A few months ago I was asked to give a speech. One of the things that writing books has given me is that I am not scared of public speaking any more as once you've talked to a group of 200 Year Tens, then no audience can scare you.
This was slightly different though. This was a speech to be filmed, a 'sort of TED talk' but one which had to contain some sort of 'Jewish Dream, Observation or Vision.' I almost said no. I was not sure that I had a Jewish Dream, Observation or Vision, and I am still not sure that I have one now.

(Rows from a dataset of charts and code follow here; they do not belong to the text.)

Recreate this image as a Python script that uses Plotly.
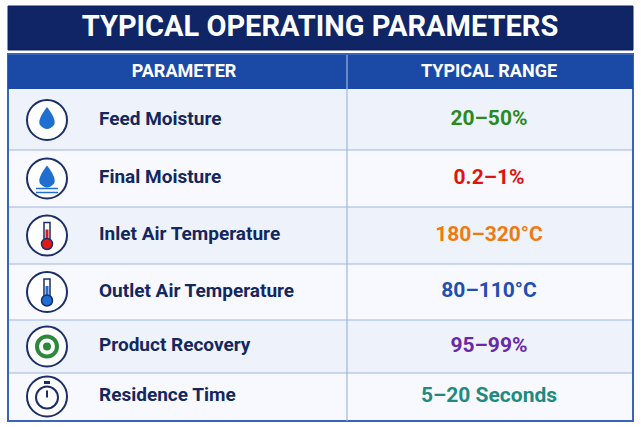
import plotly.graph_objects as go

title = "TYPICAL OPERATING PARAMETERS"
headers = ["PARAMETER", "TYPICAL RANGE"]
parameters = ["Feed Moisture", "Final Moisture", "Inlet Air Temperature",
              "Outlet Air Temperature", "Product Recovery", "Residence Time"]
ranges = ["20–50%", "0.2–1%", "180–320°C", "80–110°C", "95–99%", "5–20 Seconds"]
range_colors = ["#2a8a1f", "#e0140f", "#f07a10", "#1f4fb0", "#6a2aa8", "#1f8a80"]
icon_colors = ["#1f6fd0", "#1f6fd0", "#e01818", "#1f6fd0", "#2a8a3a", "#1a2e6a"]
row_top = [90, 150, 207, 264, 320, 373]
row_bot = [150, 207, 264, 320, 373, 420]

W, H = 641, 427
fig = go.Figure()
shapes = []
# outer table frame
shapes.append(dict(type="rect", x0=8, x1=633, y0=54, y1=421, line=dict(color="#3a64b8", width=2),
                   fillcolor="#f4f7fd", layer="below"))
# title banner
shapes.append(dict(type="rect", x0=8, x1=633, y0=6, y1=50, line=dict(color="#0c1f5c", width=1),
                   fillcolor="#0f2566", layer="below"))
# header
shapes.append(dict(type="rect", x0=8, x1=633, y0=55, y1=89, line=dict(width=0),
                   fillcolor="#1a4aa6", layer="below"))
for i, (t, b) in enumerate(zip(row_top, row_bot)):
    shapes.append(dict(type="rect", x0=9, x1=632, y0=t, y1=b, line=dict(width=0),
                       fillcolor="#eef3fb" if i % 2 == 0 else "#f7f9fe", layer="below"))
    if i > 0:
        shapes.append(dict(type="line", x0=9, x1=632, y0=t, y1=t, line=dict(color="#9fb5e0", width=1.2)))
    cy = (t + b) / 2
    shapes.append(dict(type="circle", x0=27, x1=67, y0=cy - 20, y1=cy + 20,
                       line=dict(color="#1a2e6a", width=2), fillcolor="white"))
    # simple icon glyph
    c = icon_colors[i]
    if i in (2, 3):
        shapes.append(dict(type="rect", x0=44, x1=50, y0=cy - 13, y1=cy + 6,
                           line=dict(color="#1a2e6a", width=1.5), fillcolor="white"))
        shapes.append(dict(type="rect", x0=45.5, x1=48.5, y0=cy - 6, y1=cy + 6,
                           line=dict(width=0), fillcolor=c))
        shapes.append(dict(type="circle", x0=41.5, x1=52.5, y0=cy + 3, y1=cy + 14,
                           line=dict(color="#1a2e6a", width=1.5), fillcolor=c))
    elif i == 4:
        for r, fc in [(12, "#2a8a3a"), (8, "white"), (4, "#2a8a3a")]:
            shapes.append(dict(type="circle", x0=47 - r, x1=47 + r, y0=cy - r, y1=cy + r,
                               line=dict(width=0), fillcolor=fc))
    elif i == 5:
        shapes.append(dict(type="circle", x0=36, x1=58, y0=cy - 10, y1=cy + 12,
                           line=dict(color=c, width=2), fillcolor="white"))
        shapes.append(dict(type="line", x0=47, x1=47, y0=cy + 1, y1=cy - 6, line=dict(color=c, width=2)))
        shapes.append(dict(type="line", x0=44, x1=50, y0=cy - 14, y1=cy - 14, line=dict(color=c, width=3)))
    else:
        shapes.append(dict(type="path", path=f"M 47 {cy-13} Q 37 {cy} 40 {cy+5} Q 47 {cy+13} 54 {cy+5} Q 57 {cy} 47 {cy-13} Z",
                           line=dict(width=0), fillcolor=c))
        if i == 1:
            for dy in (10, 14):
                shapes.append(dict(type="line", x0=36, x1=58, y0=cy + dy, y1=cy + dy, line=dict(color=c, width=1.5)))
# column divider
shapes.append(dict(type="line", x0=347, x1=347, y0=55, y1=421, line=dict(color="#9fb5e0", width=1.2)))

ycent = [(t + b) / 2 for t, b in zip(row_top, row_bot)]
fig.add_trace(go.Scatter(x=[99] * len(parameters), y=ycent, text=parameters, mode="text",
                         textposition="middle right",
                         textfont=dict(family="Roboto", size=19, color="#14275e", weight="bold"),
                         hoverinfo="skip"))
fig.add_trace(go.Scatter(x=[489] * len(ranges), y=ycent, text=ranges, mode="text",
                         textposition="middle center",
                         textfont=dict(family="Roboto", size=21, color=range_colors, weight="bold"),
                         hoverinfo="skip"))
fig.add_trace(go.Scatter(x=[184, 489], y=[72, 72], text=headers, mode="text",
                         textfont=dict(family="Roboto", size=18, color="white", weight="bold"),
                         hoverinfo="skip"))
fig.add_trace(go.Scatter(x=[320], y=[29], text=[title], mode="text",
                         textfont=dict(family="Roboto", size=29, color="white", weight="bold"),
                         hoverinfo="skip"))

fig.update_layout(width=W, height=H, margin=dict(l=0, r=0, t=0, b=0), showlegend=False,
                  paper_bgcolor="white", plot_bgcolor="white", shapes=shapes,
                  xaxis=dict(range=[0, W], visible=False, fixedrange=True),
                  yaxis=dict(range=[H, 0], visible=False, fixedrange=True))
fig.write_html("out.html", config={"displayModeBar": False},
               post_script="document.body.style.margin='0';document.body.style.overflow='hidden';")
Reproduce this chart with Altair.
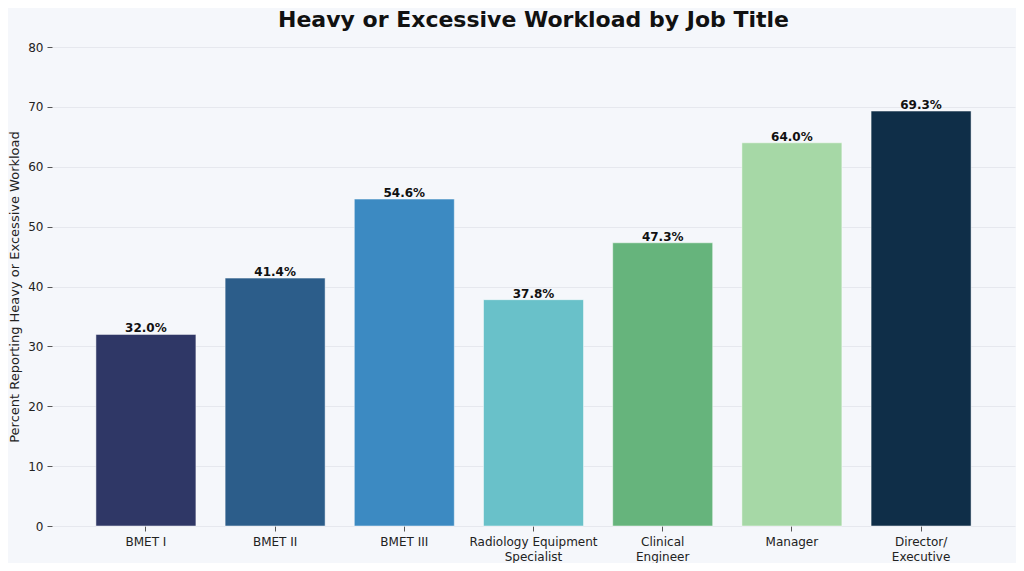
import altair as alt
import pandas as pd

categories = ["BMET I", "BMET II", "BMET III", "Radiology Equipment\nSpecialist",
              "Clinical\nEngineer", "Manager", "Director/\nExecutive"]
values = [32.0, 41.4, 54.6, 37.8, 47.3, 64.0, 69.3]
colors = ["#2f3766", "#2c5d8a", "#3c8ac2", "#69c1c9", "#66b47c", "#a6d8a6", "#0f2e48"]
y_ticks = [0, 10, 20, 30, 40, 50, 60, 70, 80]

df = pd.DataFrame({"cat": categories, "val": values,
                   "label": [f"{v:.1f}%" for v in values]})

FONT = "DejaVu Sans"

x = alt.X("cat:N", sort=categories, title=None,
          scale=alt.Scale(paddingInner=0.226, paddingOuter=0.34),
          axis=alt.Axis(labelAngle=0, labelExpr="split(datum.value, '\\n')",
                        labelFontSize=12, labelColor="#222", labelFont=FONT,
                        tickColor="#555", tickSize=5, labelPadding=5,
                        domain=False, grid=False, labelLineHeight=15))
y = alt.Y("val:Q", title="Percent Reporting Heavy or Excessive Workload",
          scale=alt.Scale(domain=[0, 80], nice=False),
          axis=alt.Axis(values=y_ticks, labelFontSize=12, labelColor="#222",
                        labelFont=FONT, tickColor="#555", tickSize=5,
                        domain=False, gridColor="#e6e8ee", gridWidth=1,
                        titleFontSize=13, titleFont=FONT, titleFontWeight="normal",
                        titleColor="#222", titlePadding=6, labelPadding=4))

bars = alt.Chart(df).mark_bar(stroke="white", strokeWidth=0.8, strokeOpacity=0.6).encode(
    x=x, y=y,
    color=alt.Color("cat:N", sort=categories,
                    scale=alt.Scale(domain=categories, range=colors), legend=None))

text = alt.Chart(df).mark_text(baseline="bottom", dy=1, fontSize=12,
                               fontWeight="bold", font=FONT, color="#111").encode(
    x=alt.X("cat:N", sort=categories), y="val:Q", text="label:N")

chart = alt.layer(bars, text).properties(
    width=963, height=479,
    autosize=alt.AutoSizeParams(type="none"),
    padding={"left": 44, "top": 39, "right": 1, "bottom": 37},
    background="#f5f7fb",
    title=alt.TitleParams("Heavy or Excessive Workload by Job Title",
                          fontSize=22, fontWeight="bold", font=FONT,
                          color="#111", anchor="middle", offset=9),
).configure_view(stroke=None)

chart.save("out.html", embed_options={"renderer": "svg", "actions": False})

But then I realised what I had to talk about and I knew I couldn't refuse. I wanted to give the talk that might have helped me nineteen years ago this week, when my son Daniel was stillborn. I wanted to talk about all the positive things that have been his legacy. I hoped that our experience would give some sort of comfort to other parents struggling with a more recent loss. My talk has Jewish content, but the themes and experiences are universal. It was, quite honestly, an absolute joy to have a chance to talk about Daniel. I don't do it very often any more.
Writing has been a great part of his legacy. Other bereaved parents run marathons or fund-raise, I write books.And writing books, and seeing them go out into the world has been an immense comfort, therapy if you like, which helps me feel that an unexplained and untimely death was not completely without meaning.
This is the video of my speech. It is ten minutes long. Don't feel that you have to watch it, but it would be nice if you could share it should you ever meet someone who is feeling that utter grim despair that is so easy to sink into when a baby dies. I felt like that for many years. It is a small miracle that I was able to pull myself out of it, and that is due in no small part to writing my books.
I'm not the only children's writer to have suffered this kind of loss. We are - quietly - "sisters in sorrow". Our books go out into the world and let us take a part in parenting children we will never meet, and that is a wonderful memorial to our own children that we scarcely knew but love so much.